I put a few sets of scraps together earlier this week, cut them into strips and used a little fusing web and raw edge applique to attach them to a background by oversewing with neon thread:

I don’t remember all the steps that brought me to this point, but I was thinking of a scrap bedspread I made for our bed some years ago, using the equilateral triangle with fabric pieced in (actually edge to edge freehand cutting and piecing two layers, cream+print, at a time, then cut into triangles – it’s easy, pm me for basic directions)

2009 – detail of a row of Ebb & Flow scrap quilt, triangles are ~15cm on perpendicular

Then suddenly, bingo! this idea popped into my head:

Different ways of stitching down the shapes, and I’m favouring the style on the right of this pic.

So, what else could I do but set to work on piecing a large number of sets of strips? I just picked up and sewed pieces together randomly, finding that often something great was right at my finger tips, just waiting in line to be next, but other times I had to search a bit to find a dark one, something yellowy, grey/neutral, or occasionally black.

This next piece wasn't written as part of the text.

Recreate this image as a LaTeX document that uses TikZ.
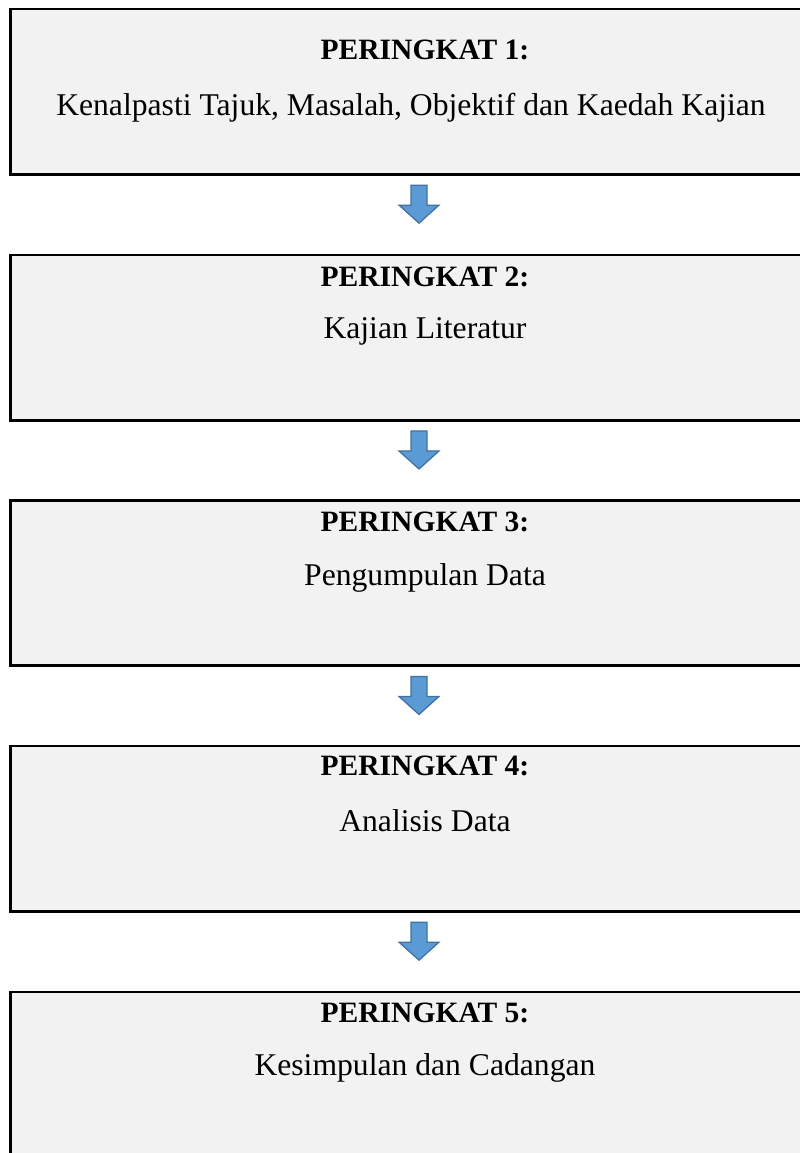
\documentclass[tikz,border=0pt]{standalone}
\usepackage{fontspec}
\setmainfont{Liberation Serif}
\usetikzlibrary{calc}

\definecolor{stagegray}{HTML}{F2F2F2}
\definecolor{arrowblue}{HTML}{5B9BD5}
\definecolor{arrowedge}{HTML}{41719C}

\tikzset{
  stage/.style={draw, fill=stagegray, line width=2.1pt, inner sep=0pt,
    minimum width=20.4cm, minimum height=4.125cm},
  stagetitle/.style={font=\fontsize{21}{25}\selectfont\bfseries, inner sep=0pt},
  stagetext/.style={font=\fontsize{22.5}{27}\selectfont, inner sep=0pt},
  pics/flowarrow/.style={code={
    \draw[draw=arrowedge, fill=arrowblue, line width=0.9pt]
      (-8,-20) -- (8,-20) -- (8,0) -- (20,0) -- (0,18) -- (-20,0)
      -- (-8,0) -- cycle;}}
}

\begin{document}
\begin{tikzpicture}[x=0.025cm, y=-0.025cm]
  \useasboundingbox (0,0) rectangle (800,1153);
  \clip (0,0) rectangle (800,1153);

  % the five stages
  \node[stage] (p1) at (419,91.5) {};
  \node[stage] (p2) at (419,337.5) {};
  \node[stage] (p3) at (419,583) {};
  \node[stage] (p4) at (419,828.5) {};
  \node[stage] (p5) at (419,1074.5) {};

  \node[stagetitle] (t1) at (425,50) {PERINGKAT 1:};
  \node[stagetext] (b1) at (411,108) {Kenalpasti Tajuk, Masalah, Objektif dan Kaedah Kajian};
  \node[stagetitle] (t2) at (425,277) {PERINGKAT 2:};
  \node[stagetext] (b2) at (425,331) {Kajian Literatur};
  \node[stagetitle] (t3) at (425,522) {PERINGKAT 3:};
  \node[stagetext] (b3) at (425,578) {Pengumpulan Data};
  \node[stagetitle] (t4) at (425,766) {PERINGKAT 4:};
  \node[stagetext] (b4) at (425,821) {Analisis Data};
  \node[stagetitle] (t5) at (425,1013) {PERINGKAT 5:};
  \node[stagetext] (b5) at (425,1068) {Kesimpulan dan Cadangan};

  % arrows between stages
  \pic (a1) at ($(p1.south)!0.38!(p2.north)$) {flowarrow};
  \pic (a2) at ($(p2.south)!0.38!(p3.north)$) {flowarrow};
  \pic (a3) at ($(p3.south)!0.38!(p4.north)$) {flowarrow};
  \pic (a4) at ($(p4.south)!0.38!(p5.north)$) {flowarrow};

\end{tikzpicture}
\end{document}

The great thing about this piecing is that when I eventually get to use a piece, if I think a colour is just wrong (rare) then it’s but the work of a moment to open the seam and insert another piece, or to combine two groups. For many years now, for machine piecing, I’ve used only Gutermann Skala (a multifilament type often called ‘bobbin thread’) When it’s necessary to pull a seam apart, you unpick by simply pulling the top thread out, and even with the very small stitches I favour, it’s quick and easy; but the seam itself is as strong as any other machine piecing thread I’ve ever used. And, as this strong thread is very fine, it doesn’t add any noticeable bulk along the seam line, which I also like.